Numerical solution of special second order initial value problems by hybrid type methods

We derived in this thesis new highly dispersive and highly dissipative two-step explicit hybrid methods for solving oscillatory problems. Dispersion conditions up to order ten and dissipation conditions up to order eleven for five stage hybrid methods are presented. The derivation of the methods was largely based on maximization of order of dispersion and dissipation while minimizing the principal error norm. Stability of the methods was investigated and their intervals of stability presented. The methods, which can be applied using constant step size,were tested on model problems. Numerical results revealed the superiority of the methods over several existing methods in the literature.

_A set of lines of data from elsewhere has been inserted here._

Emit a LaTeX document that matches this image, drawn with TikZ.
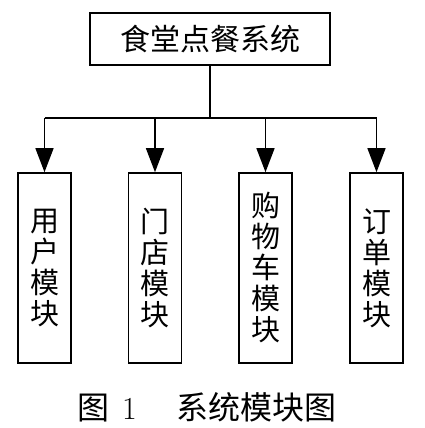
\documentclass[tikz,border=0pt]{standalone}
\usepackage{fontspec}
\newfontfamily\cjk{Noto Sans CJK SC}
\usetikzlibrary{arrows.meta}
\begin{document}
\begin{tikzpicture}[x=1pt,y=-1pt,
  modbox/.style={draw,line width=1.6pt,minimum width=53pt,minimum height=190pt,inner sep=0pt,
    align=center,font=\cjk\fontsize{29}{31}\selectfont},
  topbox/.style={draw,line width=1.6pt,minimum width=240pt,minimum height=52pt,inner sep=0pt,
    font=\cjk\fontsize{30}{31}\selectfont},
  conn/.style={line width=1.4pt},
  arr/.style={conn,-{Triangle[length=24pt,width=18pt]}}]
\useasboundingbox (0,0) rectangle (425,428);
\node[topbox] (top) at (210,39) {食堂点餐系统};
\node[modbox] (m1) at (44.5,268) {用\\户\\模\\块};
\node[modbox] (m2) at (155,268) {门\\店\\模\\块};
\node[modbox] (m3) at (265.5,268) {购\\物\\车\\模\\块};
\node[modbox] (m4) at (376.5,268) {订\\单\\模\\块};
\coordinate (j) at (210,118);
\draw[conn] (top.south) -- (j);
\draw[conn] (m1.north |- j) -- (m4.north |- j);
\draw[arr] (m1.north |- j) -- (m1.north);
\draw[arr] (m2.north |- j) -- (m2.north);
\draw[arr] (m3.north |- j) -- (m3.north);
\draw[arr] (m4.north |- j) -- (m4.north);
\node[anchor=west,inner sep=0pt,font=\fontsize{32}{34}\selectfont] (cap) at (77,407)
  {{\cjk 图}\hspace{13pt}1\hspace{40pt}{\cjk 系统模块图}};
\end{tikzpicture}
\end{document}
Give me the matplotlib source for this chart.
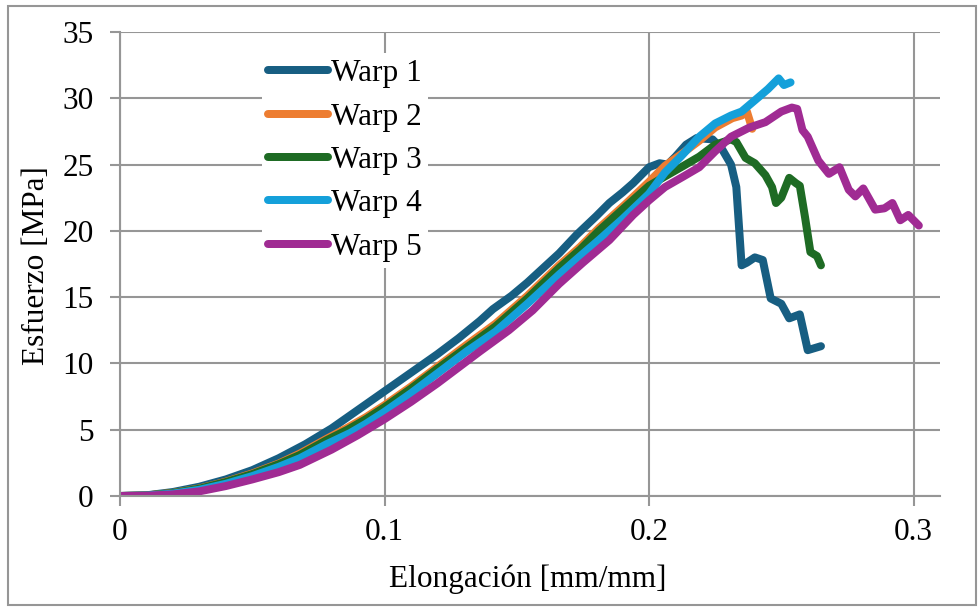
import matplotlib
matplotlib.use('Agg')
from matplotlib import pyplot as plt
from matplotlib.patches import Rectangle

# Warp 1
x1 = [0, 0.01, 0.02, 0.03, 0.04, 0.05, 0.06, 0.07, 0.08, 0.09, 0.1, 0.11, 0.12, 0.128,
      0.136, 0.141, 0.148, 0.154, 0.16, 0.166, 0.1726, 0.18, 0.185, 0.19, 0.194, 0.2, 0.204,
      0.207, 0.21, 0.214, 0.218, 0.224, 0.2275, 0.231, 0.233, 0.235, 0.237, 0.240, 0.243,
      0.246, 0.250, 0.253, 0.257, 0.260, 0.265]
y1 = [0, 0.05, 0.3, 0.7, 1.25, 1.95, 2.85, 3.9, 5.1, 6.5, 7.9, 9.3, 10.7, 11.9,
      13.2, 14.1, 15.1, 16.1, 17.2, 18.3, 19.7, 21.1, 22.1, 22.9, 23.6, 24.8, 25.1,
      25.0, 25.6, 26.5, 27.0, 26.9, 26.2, 25.0, 23.3, 17.4, 17.6, 18.0, 17.8,
      14.9, 14.5, 13.4, 13.7, 11.0, 11.3]

# Warp 2
x2 = [0, 0.01, 0.02, 0.03, 0.04, 0.05, 0.06, 0.068, 0.078, 0.086, 0.093, 0.1, 0.11, 0.12,
      0.131, 0.142, 0.154, 0.166, 0.174, 0.181, 0.191, 0.2, 0.206, 0.213, 0.219, 0.225,
      0.2315, 0.235, 0.237, 0.239]
y2 = [0, 0.04, 0.23, 0.57, 1.08, 1.7, 2.45, 3.2, 4.3, 5.15, 5.95, 6.85, 8.25, 9.75,
      11.4, 13.0, 15.1, 17.4, 18.8, 20.2, 22.0, 23.7, 24.9, 25.9, 26.8, 27.8,
      28.5, 28.7, 29.0, 27.7]

# Warp 3
x3 = [0, 0.01, 0.02, 0.03, 0.04, 0.05, 0.06, 0.068, 0.078, 0.086, 0.093, 0.1, 0.11, 0.12,
      0.131, 0.142, 0.154, 0.166, 0.174, 0.181, 0.191, 0.2, 0.206, 0.213, 0.219, 0.225,
      0.231, 0.233, 0.2365, 0.240, 0.244, 0.2465, 0.248, 0.250, 0.253, 0.2555, 0.257,
      0.259, 0.261, 0.2635, 0.265]
y3 = [0, 0.04, 0.22, 0.55, 1.05, 1.65, 2.4, 3.1, 4.2, 5.0, 5.8, 6.7, 8.1, 9.6,
      11.2, 12.8, 14.9, 17.2, 18.6, 20.0, 21.8, 23.4, 24.1, 24.9, 25.6, 26.5,
      26.9, 26.7, 25.5, 25.1, 24.2, 23.3, 22.1, 22.5, 24.0, 23.6, 23.4,
      21.0, 18.4, 18.1, 17.4]

# Warp 4
x4 = [0, 0.01, 0.02, 0.03, 0.04, 0.05, 0.06, 0.068, 0.078, 0.087, 0.093, 0.1, 0.11, 0.12,
      0.131, 0.142, 0.154, 0.166, 0.174, 0.181, 0.19, 0.2, 0.206, 0.212, 0.219, 0.225,
      0.231, 0.235, 0.2415, 0.245, 0.249, 0.251, 0.2535]
y4 = [0, 0.03, 0.18, 0.47, 0.92, 1.5, 2.2, 2.85, 3.9, 4.75, 5.45, 6.35, 7.75, 9.25,
      10.9, 12.4, 14.5, 16.7, 18.1, 19.3, 20.9, 22.8, 24.4, 25.6, 27.1, 28.1,
      28.7, 29.0, 30.1, 30.7, 31.5, 31.0, 31.2]

# Warp 5
x5 = [0, 0.01, 0.02, 0.03, 0.04, 0.05, 0.06, 0.068, 0.08, 0.09, 0.1, 0.11, 0.12, 0.128,
      0.136, 0.147, 0.156, 0.166, 0.175, 0.185, 0.194, 0.2, 0.206, 0.213, 0.219, 0.225,
      0.231, 0.238, 0.244, 0.250, 0.254, 0.256, 0.258, 0.260, 0.264, 0.268, 0.272,
      0.2755, 0.278, 0.281, 0.2855, 0.289, 0.292, 0.295, 0.298, 0.302]
y5 = [0, 0.02, 0.12, 0.35, 0.75, 1.25, 1.8, 2.35, 3.5, 4.6, 5.8, 7.1, 8.5, 9.7,
      10.9, 12.5, 14.0, 16.0, 17.6, 19.3, 21.2, 22.3, 23.3, 24.1, 24.8, 26.0,
      27.1, 27.8, 28.2, 29.0, 29.3, 29.2, 27.6, 27.1, 25.3, 24.3, 24.8,
      23.1, 22.6, 23.2, 21.6, 21.7, 22.1, 20.8, 21.2, 20.4]

labels = ['Warp 1', 'Warp 2', 'Warp 3', 'Warp 4', 'Warp 5']
colors = ['#175e82', '#ed7d31', '#1e6b24', '#14a0da', '#a02b93']
x_ticks = [0, 0.1, 0.2, 0.3]
x_tick_labels = ['0', '0.1', '0.2', '0.3']
y_ticks = [0, 5, 10, 15, 20, 25, 30, 35]

plt.rcParams['font.family'] = ['Liberation Serif', 'DejaVu Serif']
grey = '#969696'
fs = 22.5

fig = plt.figure(figsize=(9.8, 6.07), dpi=100)
ax = fig.add_axes([120 / 980, 1 - 496 / 607, 820 / 980, 464 / 607])

series = [(x1, y1), (x2, y2), (x3, y3), (x4, y4), (x5, y5)]
for (xs, ys), lab, c in zip(series, labels, colors):
    ax.plot(xs, ys, color=c, lw=5.75, label=lab, solid_capstyle='round',
            solid_joinstyle='round')

ax.set_xlim(0, 0.31)
ax.set_ylim(0, 35)
ax.set_xticks(x_ticks)
ax.set_xticklabels(x_tick_labels)
ax.set_yticks(y_ticks)
ax.grid(True, color=grey, lw=1.5)
ax.set_axisbelow(True)
for s in ['top', 'right']:
    ax.spines[s].set_visible(False)
for s in ['left', 'bottom']:
    ax.spines[s].set_color(grey)
    ax.spines[s].set_linewidth(1.5)
ax.tick_params(axis='both', colors=grey, length=7, width=1.5, labelsize=fs,
               labelcolor='black')
ax.tick_params(axis='x', pad=8.5)
ax.tick_params(axis='y', pad=12)

fig.text(528 / 980, 1 - 587 / 607, 'Elongación [mm/mm]', fontsize=fs,
         ha='center', va='baseline')
fig.text(37 / 980, 1 - 266 / 607, 'Esfuerzo [MPa]', fontsize=fs,
         ha='center', va='center', rotation=90)

leg = ax.legend(loc='upper left', bbox_to_anchor=(262 / 980, 1 - 53 / 607),
                bbox_transform=fig.transFigure, fontsize=fs, frameon=True,
                handlelength=1.9, handletextpad=0.1, labelspacing=0.46,
                borderaxespad=0, borderpad=0.2)
leg.get_frame().set_facecolor('white')
leg.get_frame().set_edgecolor('none')
leg.get_frame().set_alpha(1)
for line in leg.get_lines():
    line.set_linewidth(5.75)

fig.patches.append(Rectangle((8 / 980, 2 / 607), 968 / 980, 599 / 607,
                             transform=fig.transFigure, fill=False,
                             edgecolor=grey, lw=1.5))

fig.savefig('out.png', dpi=100)
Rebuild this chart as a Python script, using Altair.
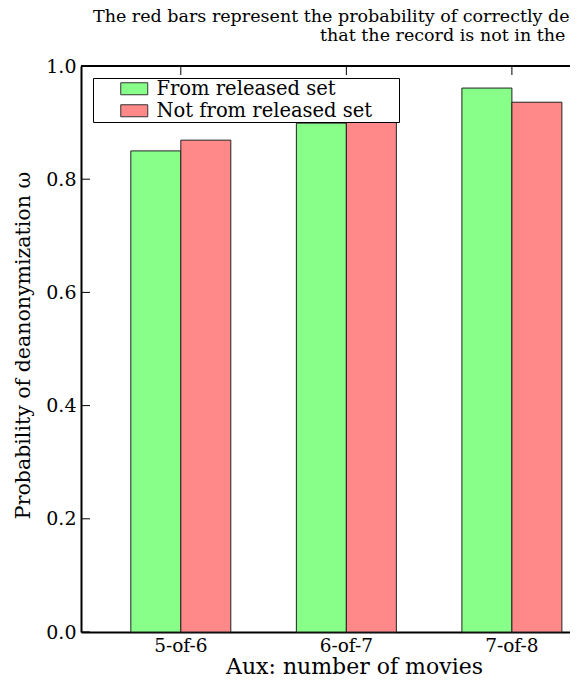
import altair as alt
import pandas as pd

CATEGORIES = ["5-of-6", "6-of-7", "7-of-8"]
SERIES = ["From released set", "Not from released set"]
FROM_RELEASED = [0.850, 0.899, 0.961]
NOT_FROM_RELEASED = [0.869, 0.905, 0.936]
Y_TICKS = [0.0, 0.2, 0.4, 0.6, 0.8, 1.0]
COLORS = ["#88ff88", "#ff8888"]
TITLE_LINES = [
    "The red bars represent the probability of correctly detecting",
    "that the record is not in the released set.",
]
X_TITLE = "Aux: number of movies"
Y_TITLE = "Probability of deanonymization ω"

FONT = "DejaVu Serif"
W, H = 489, 566

rows = []
for c, a, b in zip(CATEGORIES, FROM_RELEASED, NOT_FROM_RELEASED):
    rows.append({"cat": c, "series": SERIES[0], "value": a})
    rows.append({"cat": c, "series": SERIES[1], "value": b})
df = pd.DataFrame(rows)

xscale = alt.Scale(domain=CATEGORIES, paddingInner=0.396, paddingOuter=0.175, align=0.86)
yscale = alt.Scale(domain=[0, 1], nice=False)

bars = alt.Chart(df).mark_bar(stroke="#222222", strokeWidth=1).encode(
    x=alt.X("cat:N", scale=xscale, sort=CATEGORIES,
            axis=alt.Axis(title=X_TITLE, labelAngle=0, ticks=False, domainColor="black",
                          domainWidth=2, labelFont=FONT, labelFontSize=18.5, labelColor="black",
                          labelPadding=4, titleFont=FONT, titleFontSize=22,
                          titleFontWeight="normal", titleColor="black", titlePadding=2,
                          titleX=273, titleAlign="center", grid=False)),
    xOffset=alt.XOffset("series:N", sort=SERIES, scale=alt.Scale(domain=SERIES, paddingInner=0, paddingOuter=0)),
    y=alt.Y("value:Q", scale=yscale,
            axis=alt.Axis(title=Y_TITLE, values=Y_TICKS, format=".1f", ticks=False,
                          domainColor="black", domainWidth=2, labelFont=FONT, labelFontSize=19,
                          labelColor="black", labelPadding=5, titleFont=FONT, titleFontSize=20.5,
                          titleFontWeight="normal", titleColor="black", titlePadding=12,
                          titleY=279, grid=False)),
    color=alt.Color("series:N", sort=SERIES, scale=alt.Scale(domain=SERIES, range=COLORS),
                    legend=alt.Legend(title=" ", titleOrient="right", titlePadding=26,
                                      orient="none", legendX=12, legendY=12,
                                      strokeColor="black", fillColor="white", padding=1,
                                      rowPadding=1, symbolType="M-2.25,-1H2.25V1H-2.25Z",
                                      symbolSize=144, symbolStrokeColor="#333333",
                                      symbolStrokeWidth=1, symbolOffset=30.5, labelOffset=12.5,
                                      labelFont=FONT, labelFontSize=19.5, labelColor="black",
                                      labelLimit=400)),
)

ytick_df = pd.DataFrame({"v": Y_TICKS})
yticks = alt.Chart(ytick_df).mark_rule(color="black", strokeWidth=1).encode(
    y=alt.Y("v:Q", scale=yscale),
    x=alt.value(0), x2=alt.value(9),
)

xtick_df = pd.DataFrame({"cat": CATEGORIES})
xticks = alt.Chart(xtick_df).mark_rule(color="black", strokeWidth=1).encode(
    x=alt.X("cat:N", scale=xscale, sort=CATEGORIES),
    y=alt.value(0), y2=alt.value(9),
)

top_spine = alt.Chart(xtick_df).mark_rule(color="black", strokeWidth=2).encode(
    x=alt.value(0), x2=alt.value(W), y=alt.value(0),
)

t1 = alt.Chart(pd.DataFrame({"t": [TITLE_LINES[0]]})).mark_text(
    font=FONT, fontSize=17.5, color="black", align="left", baseline="alphabetic"
).encode(text="t:N", x=alt.value(12), y=alt.value(-44))
t2 = alt.Chart(pd.DataFrame({"t": [TITLE_LINES[1]]})).mark_text(
    font=FONT, fontSize=17.5, color="black", align="left", baseline="alphabetic"
).encode(text="t:N", x=alt.value(239), y=alt.value(-25))

chart = alt.layer(bars, yticks, xticks, top_spine, t1, t2).properties(
    width=W, height=H,
    autosize=alt.AutoSizeParams(type="none"),
    padding={"left": 73, "top": 58, "right": 0, "bottom": 47},
).configure_view(stroke=None).configure(background="white")

chart.save("out.html", embed_options={"renderer": "svg", "actions": False})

In order to achieve higher accuracy and efficiency, trigonometrically fitted hybrid methods based on existing zero-dissipative methods were derived. Their ability to approximate the solution of problems with large fitted frequency using large step size proved their accuracy and efficiency for solving highly oscillatory problems compared to phase-fitted methods and trigonometrically fitted methods which are based on dissipative hybrid methods. Finally, semi-implicit hybrid methods based on explicit hybrid methods were derived.Dispersion and dissipation conditions for the methods were presented. Stability analysis along side stability or periodicity intervals of the methods was presented.Results obtained from numerical experiment showed the accuracy and efficiency of the new methods compared to the existing methods.